Le manque de solidarité, les fractures internes, les comportements individualistes l’exaspèrent, lui qui a un sens du collectif très prononcé. Au point de prendre le risque d’aller en première ligne à la rencontre des supporters énervés samedi dernier, à la Commanderie, quand tous les autres joueurs expérimentés étaient à l’abri dans leurs chambres. Un geste courageux et un peu fou à la fois, qui lui a coûté un petit hématome au dos dans une grosse bousculade, où il s’est retrouvé déséquilibré, avant de heurter du matériel. Ce sont d’autres supporters, identifiant Alvaro comme l’un des joueurs les plus irréprochables, qui sont venus calmer les plus énervés, empêchant que la situation ne dégénère. C’est un peu plus que la version officielle – un projectile reçu –, mais le joueur n’a pas voulu en faire des tonnes. Aucune plainte n’a été déposée concernant son cas.

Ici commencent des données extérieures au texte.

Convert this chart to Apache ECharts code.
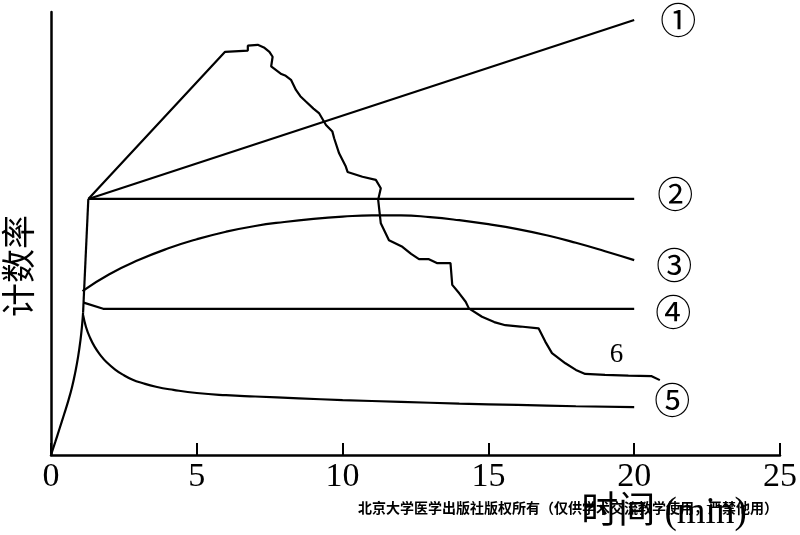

D’autres auraient peut-être demandé à quitter le club immédiatement, surtout que le mercato d’hiver était encore ouvert. Mais Alvaro, sous contrat jusqu’en 2023, a fait le choix de rester. Non sans avoir eu des garanties de son président Jacques-Henri Eyraud sur la sécurité des joueurs. « Il veut continuer à l’OM, c’est une évidence pour lui, confie-t-on dans son entourage. Il ne s’est pas posé la question ces derniers jours malgré tout ce qui s’est passé. Les événements de la Commanderie n’affecteront en rien sa décision quant à son avenir. Il pense qu’il peut encore beaucoup apporter à cette équipe. »
Une fois retombées les émotions de cette semaine dantesque, les prochains mois diront si l’Espagnol est toujours dans le même état d’esprit, lui qui a mal vécu aussi le départ d’André Villas-Boas cette semaine. Après Andoni Zubizarreta, l’ancien directeur sportif à l’origine de son transfert de Villarreal à l’OM, Alvaro perd un deuxième soutien de poids dans le club. Sur les réseaux sociaux, il a été l’un des rares joueurs à remercier publiquement l’ancien entraîneur, mis à pied cette semaine.
Hier encore, Alvaro a défendu ses coéquipiers avec force, face aux responsables des groupes de supporters, pour une explication sur la crise actuelle avec les joueurs marseillais. Après ce qu’il a enduré, d’autres auraient lâché. À la fois chef de clan et simple soldat, l’Espagnol, lui, a encore le goût du combat.